In order to call this version of binarySearch, you either need to be given a SortedList (i.e., have a proof that the list is sorted) or prove that it’s sorted yourself using isSorted. The linear scan isn’t great, but at least you’ll be safe!

This is a helpful perspective to have on the type checker in general.
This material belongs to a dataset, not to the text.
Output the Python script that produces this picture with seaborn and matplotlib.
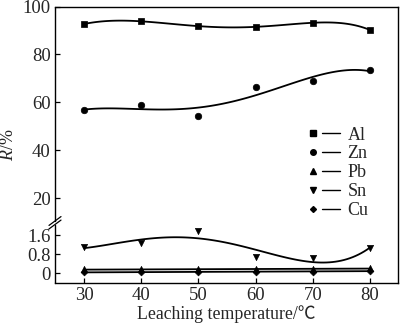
import numpy as np
import pandas as pd
import matplotlib
matplotlib.use("Agg")
import matplotlib.pyplot as plt
import seaborn as sns
from matplotlib.lines import Line2D
from matplotlib.legend_handler import HandlerTuple

# ---- data ----
temperature = [30, 40, 50, 60, 70, 80]
al = [92.7, 93.8, 91.8, 91.5, 93.2, 90.2]
zn = [56.6, 58.8, 54.4, 66.3, 68.9, 73.3]
pb = [0.15, 0.15, 0.16, 0.16, 0.17, 0.20]
sn = [1.08, 1.25, 1.78, 0.66, 0.62, 1.04]
cu = [0.03, 0.04, 0.05, 0.05, 0.06, 0.09]
metals = ["Al", "Zn", "Pb", "Sn", "Cu"]
y_ticks = [0, 0.8, 1.6, 20, 40, 60, 80, 100]
y_tick_labels = ["0", "0.8", "1.6", "20", "40", "60", "80", "100"]
x_ticks = [30, 40, 50, 60, 70, 80]

series = {"Al": al, "Zn": zn, "Pb": pb, "Sn": sn, "Cu": cu}
df = pd.DataFrame([(m, t, v) for m in metals for t, v in zip(temperature, series[m])],
                  columns=["metal", "T", "R"])

sns.set_style("ticks")
plt.rcParams["font.family"] = ["Liberation Serif", "Noto Sans CJK SC", "DejaVu Sans"]
plt.rcParams["mathtext.fontset"] = "custom"
plt.rcParams["mathtext.it"] = "Liberation Serif:italic"
plt.rcParams["mathtext.rm"] = "Liberation Serif"
plt.rcParams["xtick.direction"] = "in"
plt.rcParams["ytick.direction"] = "in"

fig = plt.figure(figsize=(4.0, 3.27), dpi=100)
top_px, bot_px = 6.5, 283.0
ax_h = bot_px - top_px
ax = fig.add_axes([55 / 400, (327 - bot_px) / 327, 343 / 400, ax_h / 327])

# broken (piecewise-linear) y scale (pixel heights above value 0)
up = (198 - top_px) / 80.0          # px per unit, upper part
lo = 23.75                           # px per unit, lower part
vs = np.array([-50.0, 2.0, 8.6, 300.0])
ys = np.array([-50 * lo, 2 * lo, 75.0 - 11.4 * up, 75.0 + 280 * up])
fwd = lambda v: np.interp(v, vs, ys)
inv = lambda p: np.interp(p, ys, vs)
ax.set_yscale("function", functions=(fwd, inv))

markers = {"Al": "s", "Zn": "o", "Pb": "^", "Sn": "v", "Cu": "D"}
sizes = {"Al": 20, "Zn": 22, "Pb": 20, "Sn": 20, "Cu": 12}
orders = {"Al": 5, "Zn": 4, "Pb": 1, "Sn": 4, "Cu": 1}
lw = 1.3

for m in metals:
    d = df[df.metal == m]
    sns.regplot(data=d, x="T", y="R", order=orders[m], ci=None, scatter=False,
                truncate=True, ax=ax, line_kws=dict(color="black", lw=lw))
    sns.scatterplot(data=d, x="T", y="R", marker=markers[m], s=sizes[m],
                    color="black", edgecolor="black", linewidth=0.5, ax=ax,
                    zorder=5, legend=False)

ax.set_xlim(24.9, 84.9)
ax.set_ylim(-0.42, 100)
ax.set_xticks(x_ticks)
ax.set_yticks(y_ticks)
ax.set_yticklabels(y_tick_labels)
ax.yaxis.set_minor_locator(matplotlib.ticker.NullLocator())
ax.tick_params(labelsize=13.5, length=3.5, width=0.9, color="black", pad=3)
ax.set_xlabel("Leaching temperature/℃", fontsize=12.8, labelpad=1)
ax.set_ylabel(r"$\mathit{R}$/%", fontsize=13, labelpad=4)

for s in ax.spines.values():
    s.set_linewidth(1.0)
    s.set_color("black")

# axis break on left spine
ax.spines["left"].set_visible(False)
y_lo = (bot_px - 224.5) / ax_h
y_hi = (bot_px - 221.0) / ax_h
ax.plot([0, 0], [0, y_lo], transform=ax.transAxes, color="black", lw=1.0, clip_on=False)
ax.plot([0, 0], [y_hi, 1], transform=ax.transAxes, color="black", lw=1.0, clip_on=False)
dx, dy = 0.0175, 0.016
for yc in (y_lo, y_hi):
    ax.plot([-dx, dx], [yc - dy, yc + dy], transform=ax.transAxes, color="black",
            lw=0.9, clip_on=False)

# legend: marker, then a short line, then label
handles = []
for m in metals:
    mk = Line2D([], [], marker=markers[m], color="black", linestyle="none",
                markersize=4.0 if m != "Cu" else 3.0)
    ln = Line2D([], [], color="black", lw=1.0)
    handles.append((mk, ln))
fig.legend(handles, metals, handler_map={tuple: HandlerTuple(ndivide=2, pad=0)},
           loc="upper left", bbox_to_anchor=(304 / 400, (327 - 126.5) / 327),
           frameon=False, fontsize=13, handlelength=2.0, handletextpad=0.4,
           labelspacing=0.11, borderpad=0, borderaxespad=0)

fig.savefig("out.png", dpi=100)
In order to call a method on an object, for instance, you either need to be given a non-null object or prove that it’s non-null yourself with a conditional.

You can also brand number types—for example, to attach units:

type Meters = number & {_brand: 'meters'};
type Seconds = number & {_brand: 'seconds'};

const meters = (m: number) => m as Meters;
const seconds = (s: number) => s as Seconds;

const oneKm = meters(1000);  // Type is Meters
const oneMin = seconds(60);  // Type is Seconds

This can be awkward in practice since arithmetic operations make the numbers forget their brands:

const tenKm = oneKm * 10;  // Type is number
const v = oneKm / oneMin;  // Type is number

If your code involves lots of numbers with mixed units, however, this may still be an attractive approach to documenting the expected types of numeric parameters.